GuardRailed Construction6 critical areas of focus to help the construction industry have more success !

Cone 4:  “Permitting and Soft Costs”

After years of being asked “what is the construction of a permanent building going to cost?” I decided  that I’d better learn as much as possible about the component costs of projects and what impacts them.  About two years ago I was in the car flipping through satellite radio, when I came across Wharton School of Business radio (who knew?). It sounded smart .. (no Donald Trump jokes here) so I tuned in.  The host was well-credentialed and he was introducing a woman who had a remarkable career in construction –  “a senior executive with over thirty five years of experience” of a very large contractor in the midwestern USA.  It piqued my curiosity so I turned up the volume.  I soon realized that the topic they were discussing was related to a question that I have been grappling with for a very long time:  “How is it that you carry a cost to permit a project when each project is so different?”  Given the credibility of the guest, I jammed on my brakes and actually pulled my car over to the side of the road.

As they went to commercial break, I scrambled for a pencil and paper and with eager anticipation shut the engine down to be sure that I wouldn’t miss her answer. . . “So Susan before the break you were going to tell us how you estimate cost of permitting a construction project”  .. pulling the audience back in.  He sounded very curious himself, by the way. .   I smiled knowing what great challenge she had before her and was so excited that the question was being asked with such directness – naturally there had to be a nugget of gold in this answer. ..

 “Ha Ha Ha,  Ha Ha Ha (awkwardly ) .. Jim that is a great question. ..(my heart sunk .. )  I have to tell you in all my years of doing this, there just isn’t any easy way to estimate the cost of permitting a project . . no magic formula.  I am so sorry to disappoint you but I just don’t have a good answer for that one.. ” 

And with that my hopes were dashed.  I would have to go back to the drawing board. I slouched down into my  seat as my eyes wandered to the Dunkin Donuts across the street. I was going to need a few glazed to sooth my soul.    Since that moment, (pre-donut), I became more emboldened to face the issues that surround the question.  Certainly it’s not a straightforward question.  The hardest part of providing responsible cost estimates to owners is the costs to get through the permitting process, and it is true that scope of work is a challenge to predict.  Each site is at different level of preparedness and each locality will have its own set of regulatory hurdles to jump over.

Often the contractor will need to take risk for the unknowns, because they should know what is involved for the most part.  This is where there is just no substitute for experience.  Contractors get paid to take the risk of getting the permits and need to know what is involved.   Naturally, contractors and owners who have developed land and built buildings in the municipality will have a good handle on the time and efforts involved.

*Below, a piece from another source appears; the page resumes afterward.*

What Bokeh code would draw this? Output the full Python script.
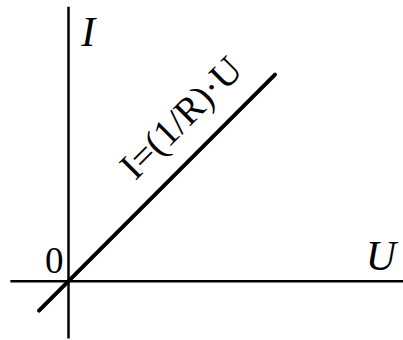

As a side note: Contractors should steer away from making what I refer to as “distancing statements.”  Over the years, at the outset of each project I will here people tell me, “Glenn, you don’t want to deal with that building inspector in that town they are very tough …”.  And in every case I think to myself  – shouldn’t they be?  And how much tougher could this town be from the last town?  I wish people in construction would just stop saying that because I don’t think it adds any value to our client.  The fact is that building officials should be “tough.” I have found every one of them to be very fair, no matter how “tough.” They ensure that life safety and all other codes are followed.  I have also seen a large effort by people to distance themselves from permitting.

The conventional thinking has been that owners (and their planners) get through the “entitlements” process (whatever that means), and then involve the contractor at a later stage.   Separating much of the land “enabling” process from the construction process.  For example “pre application conferences” (whatever those are) with zoning and planning boards, owners legal costs, and civil engineering are often thought of as owner independent issues, and line is drawn.  I am not a big fan of this approach.

I believe projects will be more successful if as contractors (and architects) we don’t distance ourselves from such an important part of getting a project in the ground.  I believe we can add value as a construction manager to research with the owner all requirements and get through it together at the least amount of time and expense.   We can start with an allowance for some of the unknowns.

Permitting requirements are a large reason why contractors will push for a pre-construction period of research so they can unbundle the unknowns.  Owners are reluctant to pay, in essence, a contractor as a consultant to understand the time and costs associated with land development and entitlements.  However, the contractor is best suited to assess and mitigate the costs of such activities by understanding the whole project.  Uncovering with a client what the permitting authorities will need for our project is critical to a successful project.

Beyond just getting through the “red tape” of a job, I believe we can do a better job of defining industry terms such as Soft costs and General Conditions.  I look forward to exploring these issues with you.